■ **DIRECTIVE**:
Extract each line holding the word "code" from the entries.

# Start of INPUT

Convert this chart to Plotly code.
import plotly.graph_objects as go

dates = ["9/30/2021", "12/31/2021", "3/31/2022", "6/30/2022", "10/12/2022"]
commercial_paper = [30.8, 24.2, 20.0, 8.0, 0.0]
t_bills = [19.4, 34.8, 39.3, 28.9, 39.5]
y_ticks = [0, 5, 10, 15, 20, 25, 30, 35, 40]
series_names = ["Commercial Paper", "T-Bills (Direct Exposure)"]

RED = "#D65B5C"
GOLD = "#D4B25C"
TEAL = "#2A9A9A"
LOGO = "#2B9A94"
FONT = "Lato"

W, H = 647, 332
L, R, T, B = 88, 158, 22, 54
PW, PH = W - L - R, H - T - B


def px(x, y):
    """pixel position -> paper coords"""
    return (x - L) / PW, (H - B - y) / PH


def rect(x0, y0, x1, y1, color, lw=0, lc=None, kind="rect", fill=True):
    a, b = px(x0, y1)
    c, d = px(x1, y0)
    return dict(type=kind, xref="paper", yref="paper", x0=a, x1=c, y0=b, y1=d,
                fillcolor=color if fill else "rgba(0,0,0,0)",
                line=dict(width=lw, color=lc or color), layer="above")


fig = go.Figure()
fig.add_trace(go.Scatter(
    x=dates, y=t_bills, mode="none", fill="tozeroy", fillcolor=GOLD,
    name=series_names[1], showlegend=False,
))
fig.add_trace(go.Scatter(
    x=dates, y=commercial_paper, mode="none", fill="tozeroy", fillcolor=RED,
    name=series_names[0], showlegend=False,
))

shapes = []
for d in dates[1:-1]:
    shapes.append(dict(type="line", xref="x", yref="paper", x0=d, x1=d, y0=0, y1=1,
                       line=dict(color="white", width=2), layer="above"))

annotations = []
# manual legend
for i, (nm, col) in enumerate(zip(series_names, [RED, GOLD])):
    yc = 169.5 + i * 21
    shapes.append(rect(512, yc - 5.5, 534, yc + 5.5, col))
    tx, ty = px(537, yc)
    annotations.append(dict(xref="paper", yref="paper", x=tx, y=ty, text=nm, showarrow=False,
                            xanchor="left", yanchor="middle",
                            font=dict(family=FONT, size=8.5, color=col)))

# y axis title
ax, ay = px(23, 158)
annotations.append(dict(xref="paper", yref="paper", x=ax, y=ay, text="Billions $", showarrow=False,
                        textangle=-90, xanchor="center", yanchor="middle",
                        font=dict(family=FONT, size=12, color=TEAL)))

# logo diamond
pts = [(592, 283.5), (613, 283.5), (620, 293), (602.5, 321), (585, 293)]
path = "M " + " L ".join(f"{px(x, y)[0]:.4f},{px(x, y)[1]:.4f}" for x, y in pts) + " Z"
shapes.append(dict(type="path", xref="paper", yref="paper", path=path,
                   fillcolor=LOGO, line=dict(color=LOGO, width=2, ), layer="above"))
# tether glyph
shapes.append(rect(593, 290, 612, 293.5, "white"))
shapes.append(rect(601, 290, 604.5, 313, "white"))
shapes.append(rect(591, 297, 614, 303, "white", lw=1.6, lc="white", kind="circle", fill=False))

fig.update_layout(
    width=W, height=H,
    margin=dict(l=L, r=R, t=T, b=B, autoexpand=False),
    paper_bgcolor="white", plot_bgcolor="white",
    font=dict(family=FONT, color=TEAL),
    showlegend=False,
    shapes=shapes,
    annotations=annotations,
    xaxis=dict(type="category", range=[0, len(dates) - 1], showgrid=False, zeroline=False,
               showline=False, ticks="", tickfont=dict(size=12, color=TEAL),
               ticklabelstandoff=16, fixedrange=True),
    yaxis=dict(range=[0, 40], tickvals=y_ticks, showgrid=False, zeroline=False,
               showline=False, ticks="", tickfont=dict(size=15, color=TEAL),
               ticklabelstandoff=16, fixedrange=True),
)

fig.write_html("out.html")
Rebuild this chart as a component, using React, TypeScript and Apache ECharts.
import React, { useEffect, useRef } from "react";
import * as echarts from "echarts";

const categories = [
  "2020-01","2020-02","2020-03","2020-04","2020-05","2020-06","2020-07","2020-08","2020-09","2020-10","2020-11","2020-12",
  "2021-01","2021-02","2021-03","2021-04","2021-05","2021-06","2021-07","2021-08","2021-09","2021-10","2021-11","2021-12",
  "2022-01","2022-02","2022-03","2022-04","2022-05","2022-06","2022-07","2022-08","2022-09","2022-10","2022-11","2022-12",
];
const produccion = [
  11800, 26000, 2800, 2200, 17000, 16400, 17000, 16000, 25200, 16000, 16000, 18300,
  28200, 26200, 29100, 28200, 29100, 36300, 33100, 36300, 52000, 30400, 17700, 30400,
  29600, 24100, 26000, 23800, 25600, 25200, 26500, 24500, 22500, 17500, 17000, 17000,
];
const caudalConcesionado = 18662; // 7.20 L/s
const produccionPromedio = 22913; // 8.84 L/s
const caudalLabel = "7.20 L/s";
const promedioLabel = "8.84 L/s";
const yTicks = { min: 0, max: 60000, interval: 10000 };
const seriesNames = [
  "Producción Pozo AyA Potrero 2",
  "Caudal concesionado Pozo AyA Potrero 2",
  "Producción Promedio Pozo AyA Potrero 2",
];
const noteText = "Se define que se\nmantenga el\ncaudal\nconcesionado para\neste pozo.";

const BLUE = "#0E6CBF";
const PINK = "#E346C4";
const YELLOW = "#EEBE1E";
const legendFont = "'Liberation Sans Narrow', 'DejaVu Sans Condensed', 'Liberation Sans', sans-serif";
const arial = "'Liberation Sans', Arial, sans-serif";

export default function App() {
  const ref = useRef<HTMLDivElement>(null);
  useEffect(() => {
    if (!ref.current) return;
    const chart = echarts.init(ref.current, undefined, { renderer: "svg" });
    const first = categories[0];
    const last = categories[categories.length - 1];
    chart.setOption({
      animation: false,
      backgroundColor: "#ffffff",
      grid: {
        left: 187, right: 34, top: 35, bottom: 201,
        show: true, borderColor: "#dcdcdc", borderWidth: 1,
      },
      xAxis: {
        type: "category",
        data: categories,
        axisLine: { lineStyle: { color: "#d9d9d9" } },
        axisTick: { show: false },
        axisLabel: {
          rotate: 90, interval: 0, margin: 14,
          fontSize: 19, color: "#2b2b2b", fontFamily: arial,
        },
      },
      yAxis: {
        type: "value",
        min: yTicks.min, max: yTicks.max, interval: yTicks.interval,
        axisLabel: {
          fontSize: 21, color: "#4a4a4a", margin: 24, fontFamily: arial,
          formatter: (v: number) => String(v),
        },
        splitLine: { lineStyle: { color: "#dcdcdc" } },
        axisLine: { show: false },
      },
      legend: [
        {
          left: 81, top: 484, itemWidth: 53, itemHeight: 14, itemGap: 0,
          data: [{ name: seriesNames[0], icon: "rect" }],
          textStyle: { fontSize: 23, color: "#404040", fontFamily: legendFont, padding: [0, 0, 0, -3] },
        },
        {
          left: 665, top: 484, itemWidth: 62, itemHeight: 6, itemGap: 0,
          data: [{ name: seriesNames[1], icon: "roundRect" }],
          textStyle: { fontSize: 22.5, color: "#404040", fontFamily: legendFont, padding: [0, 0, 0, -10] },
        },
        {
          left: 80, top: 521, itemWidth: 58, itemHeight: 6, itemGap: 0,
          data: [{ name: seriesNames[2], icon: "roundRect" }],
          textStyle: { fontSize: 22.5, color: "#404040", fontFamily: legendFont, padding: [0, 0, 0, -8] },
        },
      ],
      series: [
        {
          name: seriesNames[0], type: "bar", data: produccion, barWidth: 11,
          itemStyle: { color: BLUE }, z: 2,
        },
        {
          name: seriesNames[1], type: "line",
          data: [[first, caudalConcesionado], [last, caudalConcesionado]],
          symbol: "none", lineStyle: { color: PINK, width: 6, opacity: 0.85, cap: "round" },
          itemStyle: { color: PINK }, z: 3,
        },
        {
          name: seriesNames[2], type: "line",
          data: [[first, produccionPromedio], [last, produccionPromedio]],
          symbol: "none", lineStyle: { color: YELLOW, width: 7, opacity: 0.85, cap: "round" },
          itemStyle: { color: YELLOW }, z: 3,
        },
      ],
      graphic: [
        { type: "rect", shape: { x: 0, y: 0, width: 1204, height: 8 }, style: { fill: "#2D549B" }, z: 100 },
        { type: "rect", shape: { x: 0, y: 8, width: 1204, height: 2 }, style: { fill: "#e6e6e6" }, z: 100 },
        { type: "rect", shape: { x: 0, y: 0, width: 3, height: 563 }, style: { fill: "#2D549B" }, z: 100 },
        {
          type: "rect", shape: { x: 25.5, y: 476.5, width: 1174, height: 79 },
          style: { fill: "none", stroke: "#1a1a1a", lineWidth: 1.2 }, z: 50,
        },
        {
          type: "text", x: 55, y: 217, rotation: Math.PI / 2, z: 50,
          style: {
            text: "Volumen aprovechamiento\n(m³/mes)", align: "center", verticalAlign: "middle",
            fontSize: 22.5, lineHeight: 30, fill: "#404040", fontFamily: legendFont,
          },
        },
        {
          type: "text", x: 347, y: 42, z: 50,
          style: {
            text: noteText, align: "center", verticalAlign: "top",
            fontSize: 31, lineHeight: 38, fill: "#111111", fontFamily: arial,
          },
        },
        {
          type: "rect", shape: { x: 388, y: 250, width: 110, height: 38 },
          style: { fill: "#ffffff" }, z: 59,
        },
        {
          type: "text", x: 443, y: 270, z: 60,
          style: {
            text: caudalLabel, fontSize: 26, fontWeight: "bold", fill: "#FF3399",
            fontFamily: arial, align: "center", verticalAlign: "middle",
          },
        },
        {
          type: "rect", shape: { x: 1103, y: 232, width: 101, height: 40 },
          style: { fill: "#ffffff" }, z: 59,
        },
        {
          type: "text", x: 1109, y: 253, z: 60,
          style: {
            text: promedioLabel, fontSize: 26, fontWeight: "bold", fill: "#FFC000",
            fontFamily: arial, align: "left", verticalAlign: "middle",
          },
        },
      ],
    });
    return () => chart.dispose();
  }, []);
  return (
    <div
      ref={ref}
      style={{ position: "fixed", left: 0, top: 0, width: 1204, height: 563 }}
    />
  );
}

# End of INPUT
# Start of INPUT

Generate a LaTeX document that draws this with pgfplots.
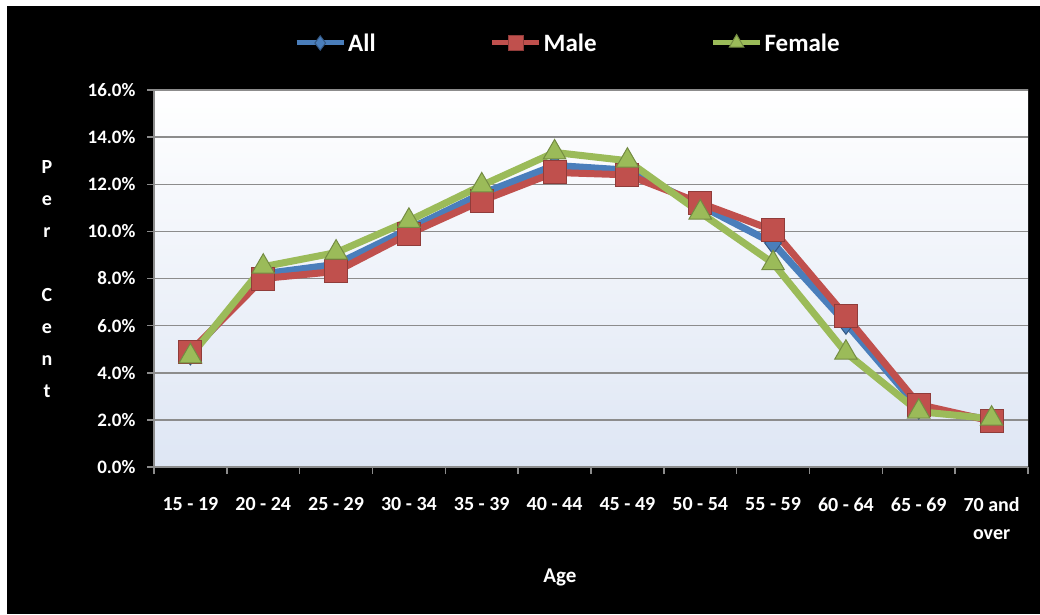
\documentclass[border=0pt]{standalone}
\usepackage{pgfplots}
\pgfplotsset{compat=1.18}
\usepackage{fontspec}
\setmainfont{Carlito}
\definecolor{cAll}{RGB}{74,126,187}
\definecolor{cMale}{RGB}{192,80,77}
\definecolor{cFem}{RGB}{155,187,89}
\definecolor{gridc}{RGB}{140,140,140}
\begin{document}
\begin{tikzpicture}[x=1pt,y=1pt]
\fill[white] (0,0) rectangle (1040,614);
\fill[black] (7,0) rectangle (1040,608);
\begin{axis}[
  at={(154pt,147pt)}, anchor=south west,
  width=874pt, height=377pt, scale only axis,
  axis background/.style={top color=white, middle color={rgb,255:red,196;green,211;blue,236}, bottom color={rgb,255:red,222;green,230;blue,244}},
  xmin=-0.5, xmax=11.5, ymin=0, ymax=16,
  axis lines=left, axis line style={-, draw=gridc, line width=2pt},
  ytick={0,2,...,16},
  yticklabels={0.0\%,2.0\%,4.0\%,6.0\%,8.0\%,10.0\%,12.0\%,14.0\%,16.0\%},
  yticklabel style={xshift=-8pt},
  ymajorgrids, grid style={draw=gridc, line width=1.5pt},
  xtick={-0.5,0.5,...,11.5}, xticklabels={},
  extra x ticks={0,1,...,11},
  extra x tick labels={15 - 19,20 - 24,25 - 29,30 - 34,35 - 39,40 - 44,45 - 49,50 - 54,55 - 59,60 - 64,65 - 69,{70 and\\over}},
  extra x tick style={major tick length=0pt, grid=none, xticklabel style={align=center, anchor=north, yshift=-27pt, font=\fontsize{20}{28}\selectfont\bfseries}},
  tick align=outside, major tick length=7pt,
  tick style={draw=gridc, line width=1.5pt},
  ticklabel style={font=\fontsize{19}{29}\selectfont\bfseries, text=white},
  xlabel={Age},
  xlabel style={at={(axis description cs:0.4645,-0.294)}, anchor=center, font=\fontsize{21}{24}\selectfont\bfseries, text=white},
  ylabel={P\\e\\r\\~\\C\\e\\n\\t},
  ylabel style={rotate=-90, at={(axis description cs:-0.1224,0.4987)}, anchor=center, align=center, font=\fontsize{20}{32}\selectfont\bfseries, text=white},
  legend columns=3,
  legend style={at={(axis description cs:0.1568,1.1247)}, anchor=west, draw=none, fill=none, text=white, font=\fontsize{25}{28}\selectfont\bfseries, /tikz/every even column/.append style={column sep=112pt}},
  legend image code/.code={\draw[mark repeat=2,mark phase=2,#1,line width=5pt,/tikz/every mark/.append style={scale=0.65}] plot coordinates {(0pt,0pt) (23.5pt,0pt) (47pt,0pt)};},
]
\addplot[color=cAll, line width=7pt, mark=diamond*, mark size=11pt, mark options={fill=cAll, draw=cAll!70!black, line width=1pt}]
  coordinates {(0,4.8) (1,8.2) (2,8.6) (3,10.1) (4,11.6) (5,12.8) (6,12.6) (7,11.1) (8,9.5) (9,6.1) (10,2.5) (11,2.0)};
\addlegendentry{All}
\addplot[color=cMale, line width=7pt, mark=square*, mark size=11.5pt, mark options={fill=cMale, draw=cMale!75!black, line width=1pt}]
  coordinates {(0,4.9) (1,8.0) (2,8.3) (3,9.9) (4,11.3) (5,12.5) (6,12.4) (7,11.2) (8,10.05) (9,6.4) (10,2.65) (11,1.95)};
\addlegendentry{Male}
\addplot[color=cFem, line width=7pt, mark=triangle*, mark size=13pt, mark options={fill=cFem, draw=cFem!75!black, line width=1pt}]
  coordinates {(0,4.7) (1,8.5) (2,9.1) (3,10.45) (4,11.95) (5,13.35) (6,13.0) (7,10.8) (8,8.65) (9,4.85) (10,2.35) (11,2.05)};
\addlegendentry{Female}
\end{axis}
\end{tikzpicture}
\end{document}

# End of INPUT

■ **RESULT OF THIS EXERCISE**:
Convert this chart to Plotly code.
  legend image code/.code={\draw[mark repeat=2,mark phase=2,#1,line width=5pt,/tikz/every mark/.append style={scale=0.65}] plot coordinates {(0pt,0pt) (23.5pt,0pt) (47pt,0pt)};},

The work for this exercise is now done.